LA CRESCENTA — Whether they placed first or last, there was a smile on every face of the 300 athletes that traveled from all over Southern California to Crescenta Valley High Saturday to compete in the CV CAN Games, a Special Olympics qualifying event.
Olympic gold medalist and the third annual CV CAN Games Master of Ceremonies Rafer Johnson, who helped found the Special Olympics in California in 1969, said the most important thing about Saturday was giving the athletes the opportunity to compete.
"Winning is not the most important thing that happens on the field of competition, being the best you can be is," said Johnson, an Olympic gold medalist in the decathlon in 1960, in his opening speech. "You're not compared with anyone else, you're not trying to beat someone else in a sense, you're trying to be the best that you can be and whatever happens happens."
CV CAN, a non-profit community organization which was founded in 2003 and stands for Crescenta Valley Committed to Athletic Needs, gave Special Olympic athletes the chance to compete in a variety of walk, run, relay and wheelchair races and field events that included softball toss, long jump and shot put.
"The athletes train and they take this very serious, they have been working very hard to compete," said CV CAN Games Organizer Grace Chase. "For some of them this will be their first time and others it is something they have been doing for most of their life."

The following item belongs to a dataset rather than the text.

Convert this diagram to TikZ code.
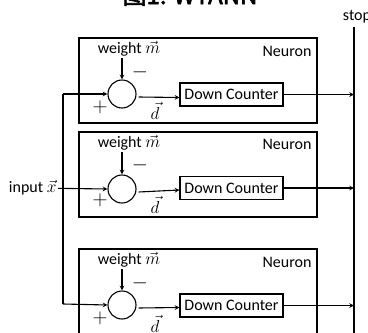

Michael Leon, a Glendale resident and Rosemont Middle School student, is only 14-years old, but he's already a three-year veteran of the Special Olympics and CV CAN Games with seven gold medals, each in different Special Olympic events, to his name.
"I want to win," said Leon, who was one of about 20 other Glendale residents to compete Saturday. "I've only got gold [medals]."
Saturday's first winner was Alan Fry, Jr., a 25-year old athlete from South Bay, in the 1,500-meter run, as he crossed the finish line in 5 minutes 56.41 seconds.
"It feels good [winning], I just want to try to do my best," Fry said. "This is my first time here at [CV CAN], it's good."
First, second or last place, everyone walked away with an award, and almost every athlete was paired up with a "buddy," as about 500 people volunteered — many of which were Crescenta Valley students — to help out, which included being paired with an athlete for the day.
The entire Falcons baseball team volunteered its time Saturday even after a Pacific League loss to Arcadia, 1-0, the night before.
"It's cool to see how happy they are," said the Falcons' Cameron Silva. "We take it for granted because we get to play sports all the time — it's like a job almost sometimes — but these guys just have fun doing it."
It's that kind of community the Falcons showed that the whole event is all about, Chase said.
"We have an opportunity to bring the community together and spend a wonderful day cheering on a very special group of people," Chase said. "We don't always have the opportunity to highlight this demographic in our population."